§ Exercise goal
Leaving out all pictures, reproduce the entries below exactly, from the first line through the line that contains "Chart.register(...registerables);".

··· Data entries ···

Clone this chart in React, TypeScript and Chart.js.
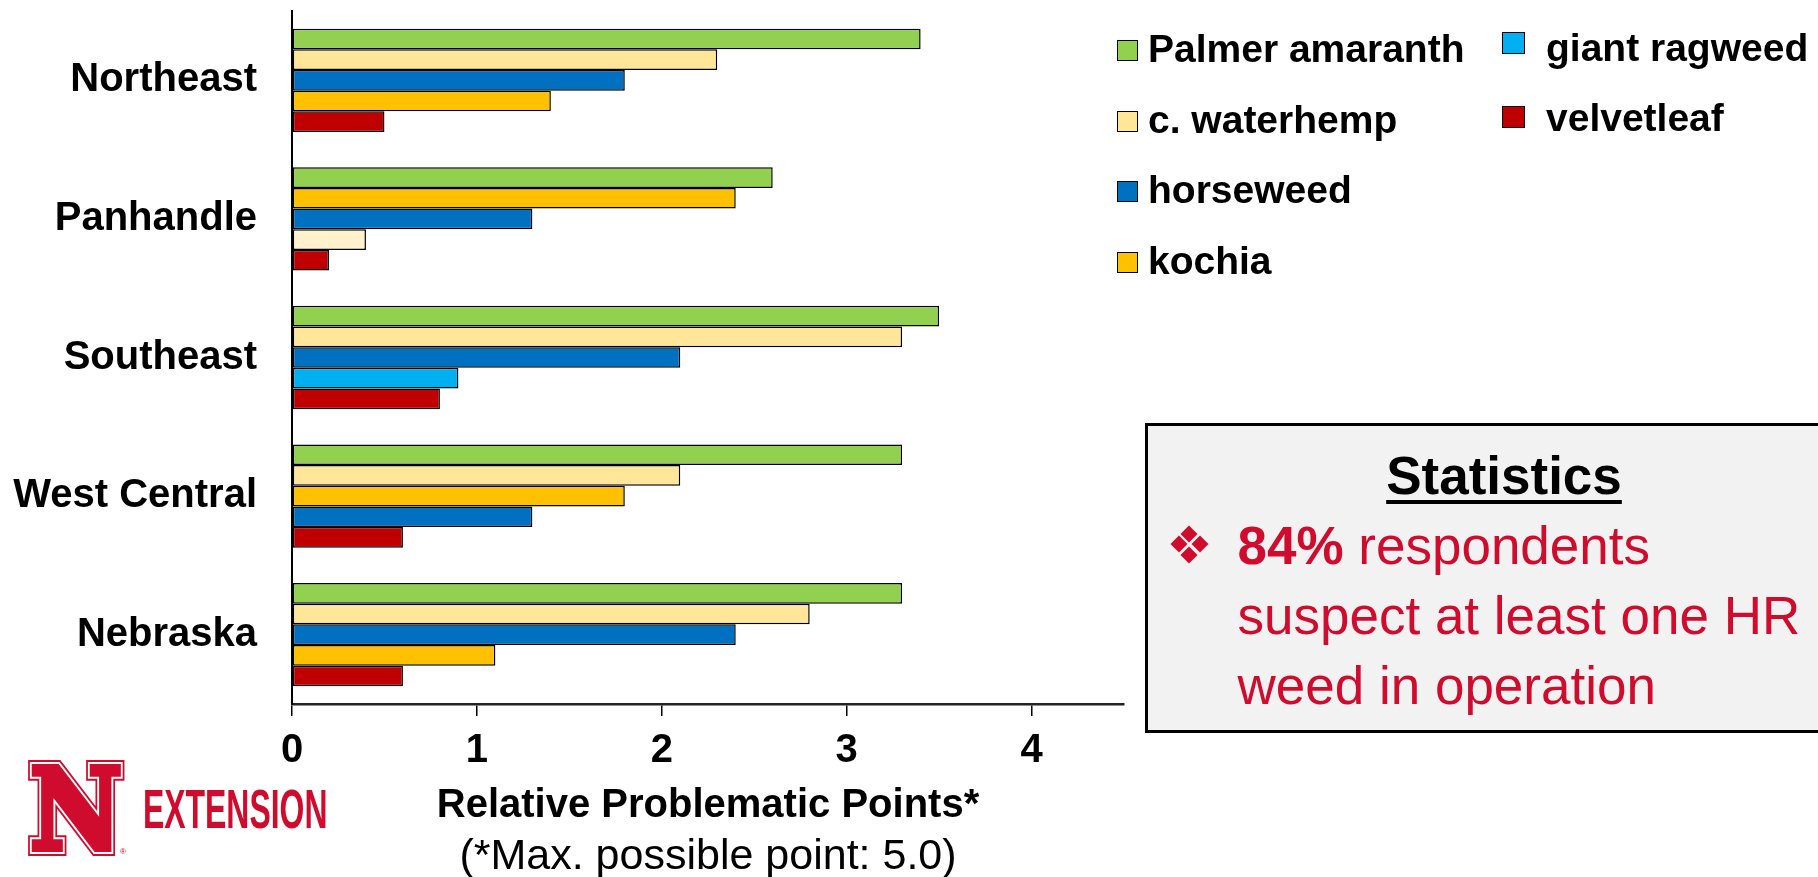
import React, { useEffect, useRef } from 'react';
import { Chart, registerables } from 'chart.js';

Chart.register(...registerables);

// ---------------- data ----------------
const categories = ['Northeast', 'Panhandle', 'Southeast', 'West Central', 'Nebraska'];
const seriesNames = ['Palmer amaranth', 'c. waterhemp', 'horseweed', 'kochia', 'giant ragweed', 'velvetleaf'];
const palmerAmaranth = [3.4, 2.6, 3.5, 3.3, 3.3];
const waterhemp = [2.3, 0.4, 3.3, 2.1, 2.8];
const horseweed = [1.8, 1.3, 2.1, 1.3, 2.4];
const kochia = [1.4, 2.4, null, 1.8, 1.1];
const giantRagweed = [null, null, 0.9, null, null];
const velvetleaf = [0.5, 0.2, 0.8, 0.6, 0.6];
// order of the bars (top to bottom) inside each region, as indexes into seriesNames
const barOrder = [
  [0, 1, 2, 3, 5],
  [0, 3, 2, 1, 5],
  [0, 1, 2, 4, 5],
  [0, 1, 3, 2, 5],
  [0, 1, 2, 3, 5],
];
const xTickValues = [0, 1, 2, 3, 4];
const xMax = 4.5;
const xTitle = 'Relative Problematic Points*';
const xSubtitle = '(*Max. possible point: 5.0)';

// ---------------- styles ----------------
const seriesValues = [palmerAmaranth, waterhemp, horseweed, kochia, giantRagweed, velvetleaf];
const seriesColors = ['#92D050', '#FFE699', '#0070C0', '#FFC000', '#00B0F0', '#C00000'];
const paleWaterhemp = '#FFF2CC';
const RED = '#D00C2E';
const FONT = '"Liberation Sans", Arial, Helvetica, sans-serif';

function colorFor(seriesIdx: number, catIdx: number) {
  if (seriesIdx === 1 && catIdx === 1) return paleWaterhemp;
  return seriesColors[seriesIdx];
}

const subtitlePlugin = {
  id: 'xSubtitle',
  afterDraw(chart: any) {
    const { ctx, chartArea } = chart;
    ctx.save();
    ctx.font = `43px ${FONT}`;
    ctx.fillStyle = '#000';
    ctx.textAlign = 'center';
    ctx.textBaseline = 'middle';
    ctx.fillText(xSubtitle, (chartArea.left + chartArea.right) / 2, 857);
    ctx.restore();
  },
};

function BarChart() {
  const ref = useRef<HTMLCanvasElement | null>(null);
  useEffect(() => {
    if (!ref.current) return;
    Chart.defaults.font.family = FONT;
    const slots = [0, 1, 2, 3, 4];
    const datasets = slots.map((s) => ({
      label: 'slot ' + (s + 1),
      data: categories.map((_, i) => seriesValues[barOrder[i][s]][i] as number),
      backgroundColor: categories.map((_, i) => colorFor(barOrder[i][s], i)),
      borderColor: '#000',
      borderWidth: 1.5,
      borderSkipped: false as any,
      categoryPercentage: 0.745,
      barPercentage: 1,
    }));
    const chart = new Chart(ref.current, {
      type: 'bar',
      data: { labels: categories, datasets },
      options: {
        indexAxis: 'y',
        animation: false,
        responsive: false,
        devicePixelRatio: 1,
        layout: { padding: { top: 11, right: 6, left: 0, bottom: 0 } },
        plugins: { legend: { display: false }, tooltip: { enabled: false } },
        scales: {
          x: {
            type: 'linear',
            min: 0,
            max: xMax,
            afterBuildTicks: (scale: any) => {
              scale.ticks = xTickValues.map((v) => ({ value: v }));
            },
            afterFit: (scale: any) => {
              scale.height = 173;
              scale.paddingLeft = 0;
              scale.paddingRight = 0;
            },
            grid: {
              display: true,
              drawOnChartArea: false,
              drawTicks: true,
              tickLength: 12,
              color: '#000',
              lineWidth: 1.5,
            },
            border: { display: true, color: '#222', width: 2.5 },
            ticks: {
              padding: 11,
              color: '#000',
              font: { size: 40, weight: 'bold' },
              maxRotation: 0,
            },
            title: {
              display: true,
              text: xTitle,
              color: '#000',
              font: { size: 40, weight: 'bold' },
              padding: { top: 0, bottom: 47 },
            },
          },
          y: {
            afterFit: (scale: any) => {
              scale.width = 292;
              scale.paddingTop = 0;
              scale.paddingBottom = 0;
            },
            grid: { display: false },
            border: { display: true, color: '#000', width: 2 },
            ticks: {
              padding: 27,
              color: '#000',
              font: { size: 40, weight: 'bold' },
            },
          },
        },
      } as any,
      plugins: [subtitlePlugin],
    });
    return () => chart.destroy();
  }, []);
  return (
    <canvas
      ref={ref}
      width={1130}
      height={877}
      style={{ position: 'absolute', left: 0, top: 0, width: 1130, height: 877 }}
    />
  );
}

// legend layout: [seriesIndex, squareLeft, squareTop, squareW, squareH, textLeft, baseline]
const legendLayout: [number, number, number, number, number, number, number][] = [
  [0, 1117, 40, 21, 21, 1148, 62],
  [1, 1117, 111, 21, 21, 1148, 133],
  [2, 1117, 181, 21, 21, 1148, 203],
  [3, 1117, 252, 21, 21, 1148, 273.5],
  [4, 1502, 32, 23, 22, 1546, 61],
  [5, 1502, 106, 23, 22, 1546, 131],
];

function Legend() {
  return (
    <>
      {legendLayout.map(([si, sl, st, sw, sh, tl, bl]) => (
        <React.Fragment key={si}>
          <div
            style={{
              position: 'absolute',
              left: sl,
              top: st,
              width: sw,
              height: sh,
              boxSizing: 'border-box',
              border: '1.5px solid #000',
              background: seriesColors[si],
            }}
          />
          <div
            style={{
              position: 'absolute',
              left: tl,
              top: bl - 36,
              font: `bold 39px/45px ${FONT}`,
              color: '#000',
              whiteSpace: 'nowrap',
            }}
          >
            {seriesNames[si]}
          </div>
        </React.Fragment>
      ))}
    </>
  );
}

function Diamond({ cx, cy }: { cx: number; cy: number }) {
  const s = 12;
  return (
    <div
      style={{
        position: 'absolute',
        left: cx - s / 2,
        top: cy - s / 2,
        width: s,
        height: s,
        background: RED,
        transform: 'rotate(45deg)',
      }}
    />
  );
}

function StatsBox() {
  const cx = 1189;
  const cy = 544;
  const d = 10.5;
  return (
    <>
      <div
        style={{
          position: 'absolute',
          left: 1145,
          top: 423,
          width: 720,
          height: 310,
          boxSizing: 'border-box',
          border: '3px solid #000',
          background: '#F2F2F2',
        }}
      />
      <div
        style={{
          position: 'absolute',
          left: 1304,
          width: 400,
          top: 445.6,
          textAlign: 'center',
          font: `bold 53px/60px ${FONT}`,
          color: '#000',
          textDecoration: 'underline',
          textDecorationThickness: '4px',
          textUnderlineOffset: '6px',
        }}
      >
        Statistics
      </div>
      <Diamond cx={cx} cy={cy - d} />
      <Diamond cx={cx - d} cy={cy} />
      <Diamond cx={cx + d} cy={cy} />
      <Diamond cx={cx} cy={cy + d} />
      <div
        style={{
          position: 'absolute',
          left: 1237.5,
          top: 510.6,
          font: `53px/70px ${FONT}`,
          color: RED,
          whiteSpace: 'nowrap',
        }}
      >
        <b>84%</b> respondents
        <br />
        suspect at least one HR
        <br />
        weed in operation
      </div>
    </>
  );
}

function Logo() {
  // glyph box: font 112px, cap height ~82px, baseline target ~849
  const nStyle: React.CSSProperties = {
    position: 'absolute',
    left: 30,
    top: 754,
    font: `bold 112px/112px "DejaVu Serif", serif`,
    color: RED,
    transform: 'scaleX(0.9)',
    transformOrigin: 'left top',
  };
  return (
    <>
      <div style={{ ...nStyle, WebkitTextStroke: `14px ${RED}` } as any}>N</div>
      <div style={{ ...nStyle, WebkitTextStroke: '10px #fff' } as any}>N</div>
      <div style={{ ...nStyle, WebkitTextStroke: `6px ${RED}` } as any}>N</div>
      <div
        style={{
          position: 'absolute',
          left: 120,
          top: 848,
          font: `8px/8px ${FONT}`,
          color: RED,
        }}
      >
        ®
      </div>
      <div
        style={{
          position: 'absolute',
          left: 143,
          top: 780.6,
          font: `bold 56px/56px ${FONT}`,
          color: RED,
          transform: 'scaleX(0.57)',
          transformOrigin: 'left top',
          whiteSpace: 'nowrap',
        }}
      >
        EXTENSION
      </div>
    </>
  );
}

export default function App() {
  return (
    <div
      style={{
        position: 'fixed',
        left: 0,
        top: 0,
        width: 1818,
        height: 877,
        overflow: 'hidden',
        background: '#fff',
      }}
    >
      <BarChart />
      <Legend />
      <StatsBox />
      <Logo />
    </div>
  );
}
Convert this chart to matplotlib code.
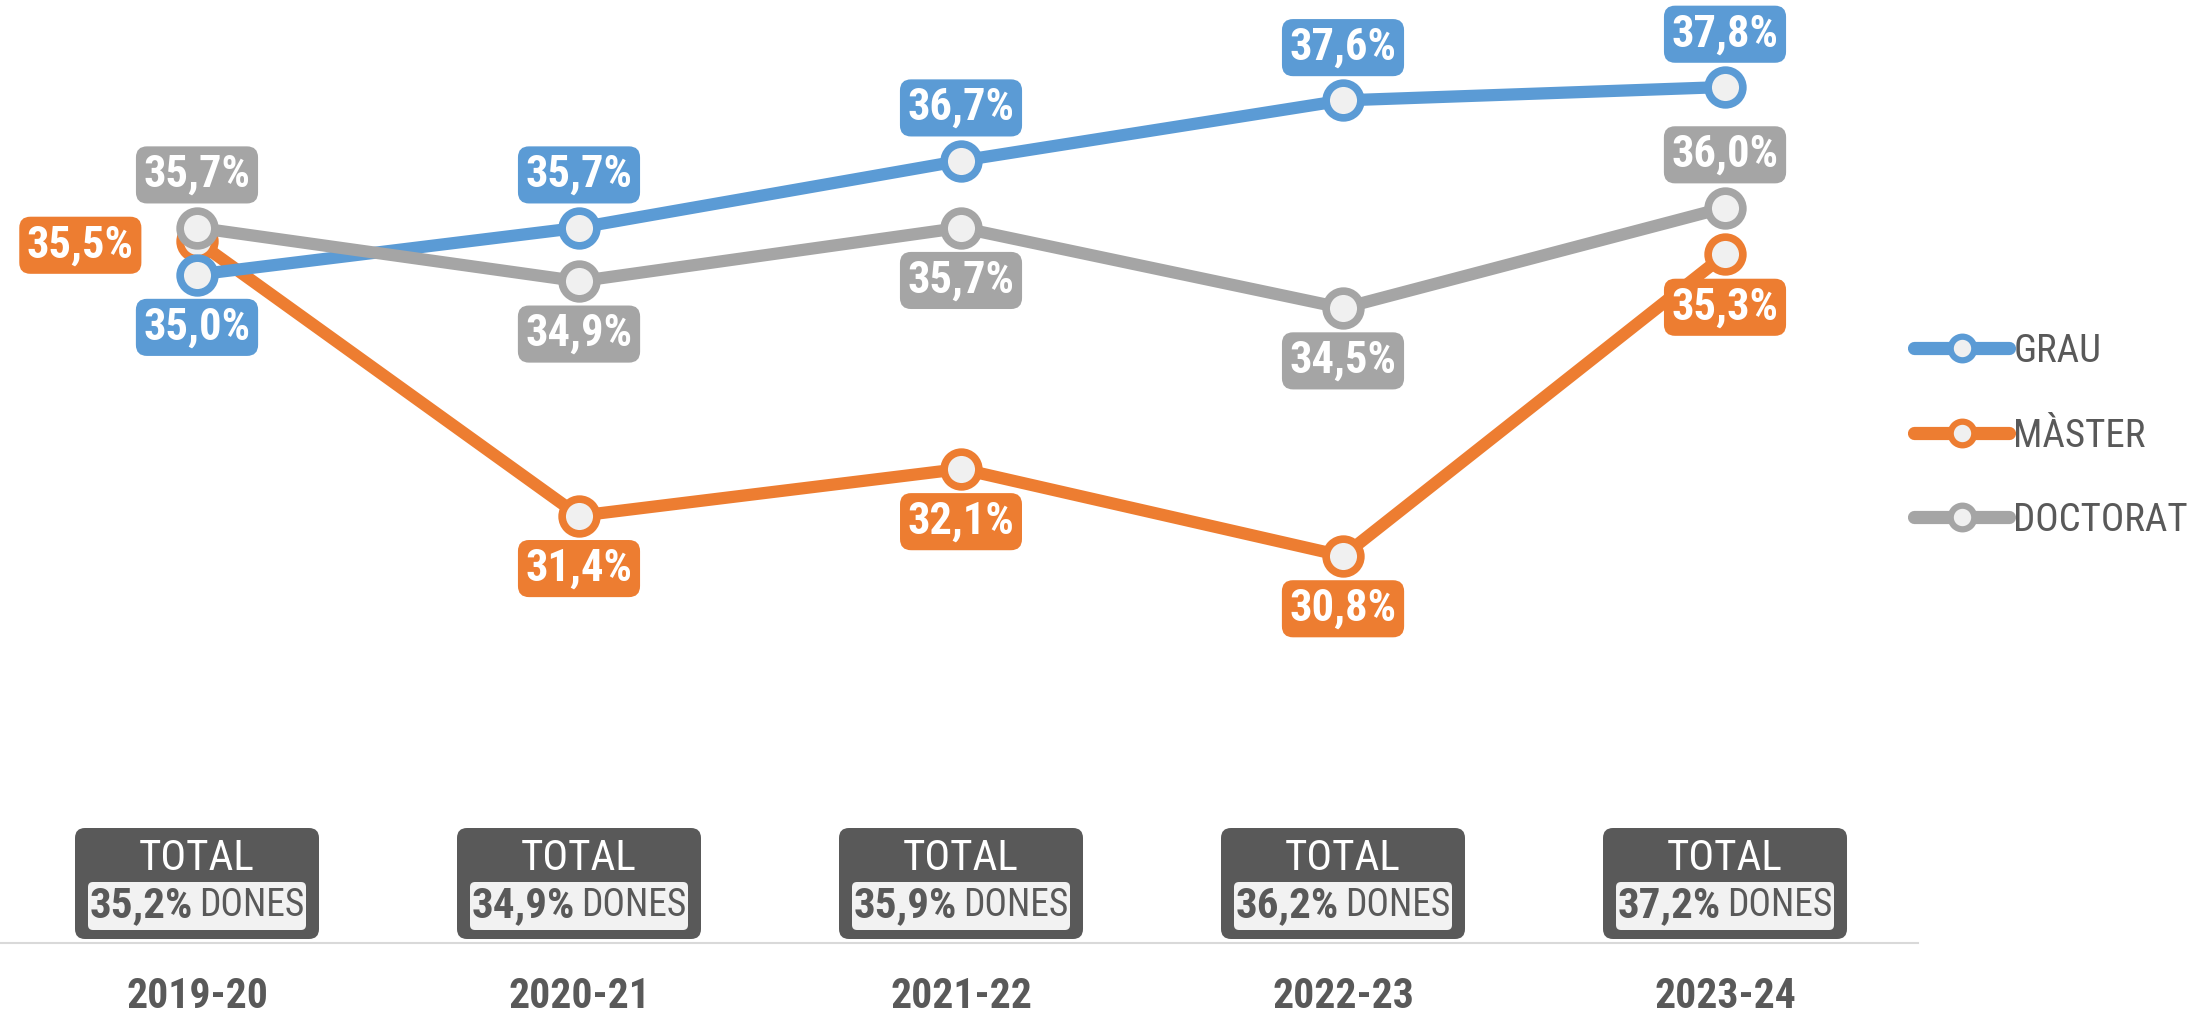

···

§ Problem solution
Clone this chart in React, TypeScript and Chart.js.
import React, { useEffect, useRef } from 'react';
import { Chart, registerables } from 'chart.js';

Chart.register(...registerables);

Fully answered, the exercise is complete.